Some trivia from IMDb:

A hot property before it went into production, stars like Geena Davis, Demi Moore and Brad Pitt were all vying for roles. Madonna had been particularly interested in the film, lobbying hard for Jason Patric to land the male lead. However, she finally quit trying when the studio decided to go with William Baldwin instead, although ironically Christian Slater has the part in the finished film.

It's not a cool film, but is a very sweet one, basically a variation on Beauty and the Beast. Marisa Tomei and Christian Slater play the working class lovers very competently. Slater understates the role appropriately, acting from the heart and using none of the ultrahip faux-Nicholson mannerisms that would later box his career into a limited variety of roles. Tomei does a complete job with her character, including quite a convincing Upper Midwest accent. (Slater and Rosie Perez don't even try the accent, not that it matters. People living in Minneapolis could be from anywhere.) Granted, this film is not for dad or junior, but its values are pure, and the women in your family might find that it hits the spot if they are into tragic, sweet, and odd love stories requiring a full box of Kleenex.

 

DVD INFO

  • No features except the original theatrical trailer.
  • the transfer is anamorphically enhanced for 16x9 sets.

 

NUDITY REPORT

None, but Maria Tomei runs around in her underwear and nightie throughout the film.

The Critics Vote ...

  • Super-panel consensus: no consensus, but a deep divide. James Berardinelli 1.5/4, Roger Ebert 3/4. Their split was a microcosm of the critical universe, which featured everything from the rhapsodic to the contemptuous.

The People Vote ...

  • It grossed $19 million in the USA.
The meaning of the IMDb score: 7.5 usually indicates a level of excellence equivalent to about three and a half stars from the critics. 6.0 usually indicates lukewarm watchability, comparable to approximately two and a half stars from the critics. The fives are generally not worthwhile unless they are really your kind of material, equivalent to about a two star rating from the critics, or a C- from our system.
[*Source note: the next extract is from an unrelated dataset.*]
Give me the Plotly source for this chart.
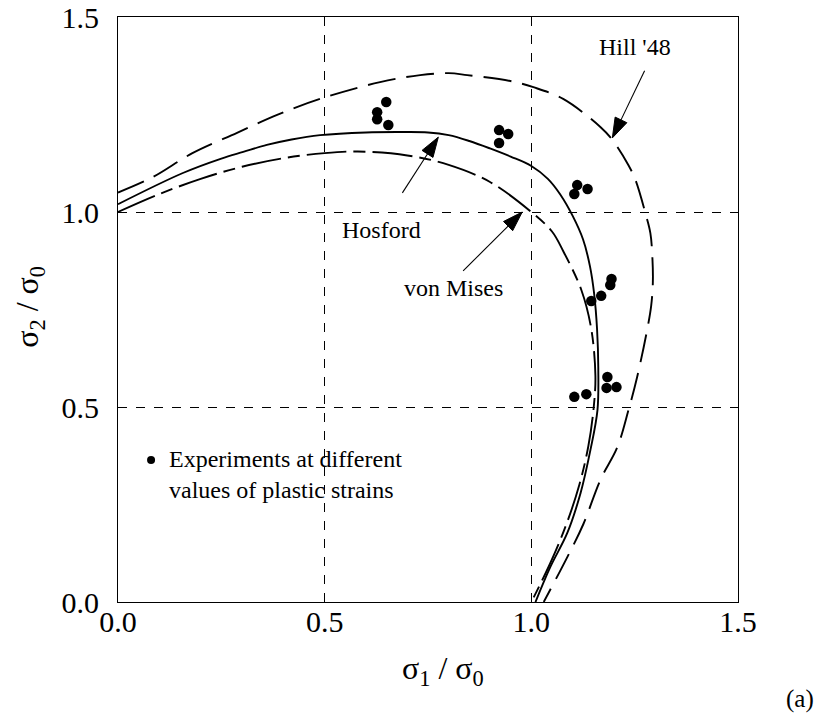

Films rated below five are generally awful even if you like that kind of film - this score is roughly equivalent to one and a half stars from the critics or a D on our scale. (Possibly even less, depending on just how far below five the rating is.

My own guideline: A means the movie is so good it will appeal to you even if you hate the genre. B means the movie is not good enough to win you over if you hate the genre, but is good enough to do so if you have an open mind about this type of film. C means it will only appeal to genre addicts, and has no crossover appeal. (C+ means it has no crossover appeal, but will be considered excellent by genre fans, while C- indicates that it we found it to be a poor movie although genre addicts find it watchable). D means you'll hate it even if you like the genre. E means that you'll hate it even if you love the genre. F means that the film is not only unappealing across-the-board, but technically inept as well. Any film rated C- or better is recommended for fans of that type of film. Any film rated B- or better is recommended for just about anyone. We don't score films below C- that often, because we like movies and we think that most of them have at least a solid niche audience. Now that you know that, you should have serious reservations about any movie below C-.

Based on this description, this is a C. It's a romanticized, multi-hankie weepfest of a Beauty and the Beast update, but very competently written and performed.